# Seerosen im Kübel



## Teichforum.info (18. Mai 2005)

Hallo,

ich möchte dieses Jahr einen oder vielleicht auch 2 90l Mörtelkübel mit Seerosen bepflanzen. Da ich Anfänger bin, brauche ich noch eine kleine Entscheidungshilfe, welche von den Seerosen besser geeignet wäre.
Gefallen würden mir:

- die winterharte Seerose __ Laydekeri Lilacea, da ich in einem Buch gelesen habe, dass die Blüten nach Teerosen duften soll. Stimmt das?
- eine der tropischen Seerosen Nymphaea x daubenyana oder Nymphaea capensis

Nymphaea capensis soll laut Buch auch duften, allerdings auch sehr große Blätter (30-40 cm) haben. Die passen dann ja evt. nicht in den Kübel. Bildet diese Art auch an den Blättern Kindel aus?
Zur Nymphaea x daubenyana habe ich in meinen Büchern leider nix gefunden, aber einiges im Web. Mich würde noch interessieren, ob die Blüten duften und wie groß die Blätter ungefähr werden?

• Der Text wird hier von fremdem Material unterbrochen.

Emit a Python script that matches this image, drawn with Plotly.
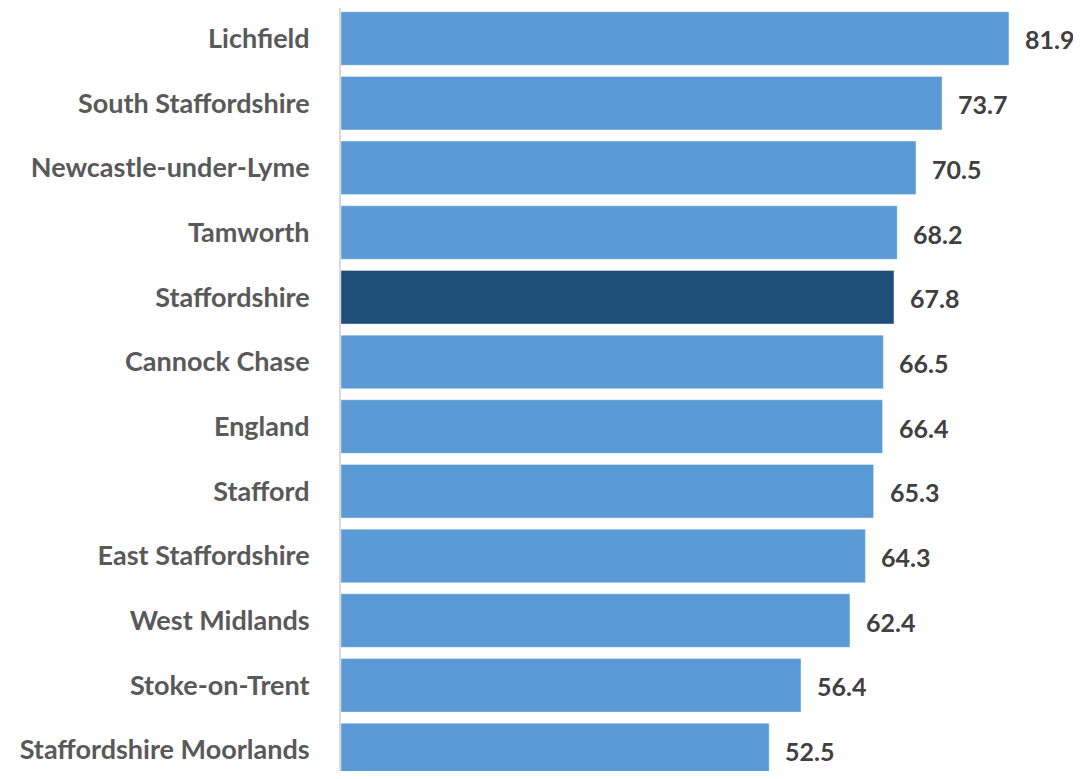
import plotly.graph_objects as go

categories = ["Lichfield", "South Staffordshire", "Newcastle-under-Lyme", "Tamworth",
              "Staffordshire", "Cannock Chase", "England", "Stafford",
              "East Staffordshire", "West Midlands", "Stoke-on-Trent",
              "Staffordshire Moorlands"]
values = [81.9, 73.7, 70.5, 68.2, 67.8, 66.5, 66.4, 65.3, 64.3, 62.4, 56.4, 52.5]
highlight = "Staffordshire"

# plot bottom-to-top
cats = categories[::-1]
vals = values[::-1]
colors = ["#1F4E79" if c == highlight else "#5B9BD5" for c in cats]

FONT = "Lato"

fig = go.Figure(go.Bar(
    y=cats, x=vals, orientation="h",
    marker=dict(color=colors, line=dict(color="rgba(255,255,255,0.35)", width=1)),
    width=0.827,
    hoverinfo="x+y",
))

for c, v in zip(cats, vals):
    fig.add_annotation(x=v, y=c, text=f"{v:.1f}", showarrow=False,
                       xanchor="left", yanchor="middle", xshift=14, yshift=-1,
                       font=dict(family=FONT, size=25, color="#404040", weight="bold"))

fig.update_layout(
    width=1073, height=763,
    margin=dict(l=333, r=6, t=0, b=0),
    paper_bgcolor="white", plot_bgcolor="white",
    showlegend=False,
    xaxis=dict(range=[0, 90], visible=False, showgrid=False, zeroline=False),
    yaxis=dict(range=[-0.325, 11.471], showgrid=False, zeroline=False,
               showline=True, linecolor="#D9D9D9", linewidth=2,
               ticks="", ticklabelstandoff=24,
               tickfont=dict(family=FONT, size=27, color="#595959", weight="bold")),
)

fig.write_html("out.html")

Laydekeri Lilacea soll im Sommer auf die Terrasse (südseitig). Die tropische Seerose würde im Haus auch südseitig stehen.

Vielen Dank im Voraus!

Viele Grüße,
Kerstin


----------



## Teichforum.info (18. Mai 2005)

Hallo Kerstin,

'__ Laydekeri Lilacea' hat einen ganz schwachen Duft - keine Ahnung ob Teerosen ähnlich riechen, sowas hab ich nämlich nicht. Bourbonrosen habe ich dagegen im Garten, und die riechen wesentlich intensiver als die genannte Seerose.

Nymphaea capensis und Nymphaea x daubenyana duften beide sehr stark. Die Blattgröße ist bei tropischen Seerosen etwas variabel und hängt auch vom Platz ab, den man der Seerose zur Verfügung stellt. Ich pflanze die tropischen Seerosen meistens in Töpfe mit 10 cm Seitenlänge (das ist kein Witz!), deswegen bleiben sie bei mir klein. Nymphaea x daubenyana bekommt bei mir Blätter die maximal 15 cm Durchmesser haben - frei ausgepflanzt werden sie locker mehr als doppelt so groß. 

Jungpflanzen auf den Blättern gibt es nur bei Nymphaea x daubenyana.

Werner


----------



## Teichforum.info (19. Mai 2005)

Hallo Werner,

danke Dir für Deine Hilfe.

Hm, dann nehm’ ich doch keine __ Laydekeri Lilacea. Ich dachte auch eher an den normalen Rosenduft...



			
				Nymphaion schrieb:
			
		

> Ich pflanze die tropischen Seerosen meistens in Töpfe mit 10 cm Seitenlänge (das ist kein Witz!)...



Wenn Du die in so kleine Töpfe pflanzt, blühen die Seerosen dann überhaupt? Das Nachdüngen stelle ich mir bei dieser Topfgröße auch schwierig vor.

Viele Grüße,
Kerstin


----------



## Teichforum.info (19. Mai 2005)

Hallo Kerstin,

ich kultiviere meine tropischen Seerosen ebenfalls in solchen Töpfen, da ich sonst enorme Platzprobleme bekommen würde. Es klappt bei mir jedenfalls sehr gut auch das Düngen ist leicht, ich drücke einfach einen Düngekegel ins Substrat und fertig ist die Düngung.

Wie Werner schon geschrieben hat, bleiben bei solcher Kultur die Pflanzen kleiner, das hindert sie aber nicht am blühen. Meine __ Director George T. Moore, Islamorada, Tina, x daubenyana z. B. bekommen schon die ersten Knospen (sind dieses Jahr aber doch um 2-3 Wochen später dran).

Beste Grüße

Stefan


----------



## Teichforum.info (20. Mai 2005)

Hallo Stefan,

herzlichen Dank!

Ich werde es einfach mal versuchen. Bei uns gibt es leider keine Düngekegel, deshalb verwende ich für die meisten Pflanzen die Osmocote Kügelchen. Das macht das Nachdüngen dann etwas schwieriger...

Viele Grüße und schönes WE,
Kerstin


----------



## Teichforum.info (20. Mai 2005)

Hallo Kerstin,

wenn du die Kügelchen zu mehreren in etwas Zeitungspapier einwickelst, kannst du diese dann sehr einfach ins Substrat drücken.


Beste Grüße

Stefan


----------



## Teichforum.info (23. Mai 2005)

Hallo Stefan,

vielen Dank für Deinen Tipp.

Jetzt brauche ich nur noch die Pflanzen und dann geht’s los... :freude: hoffentlich mit vielen Blüten...  

Viele Grüße,
Kerstin


----------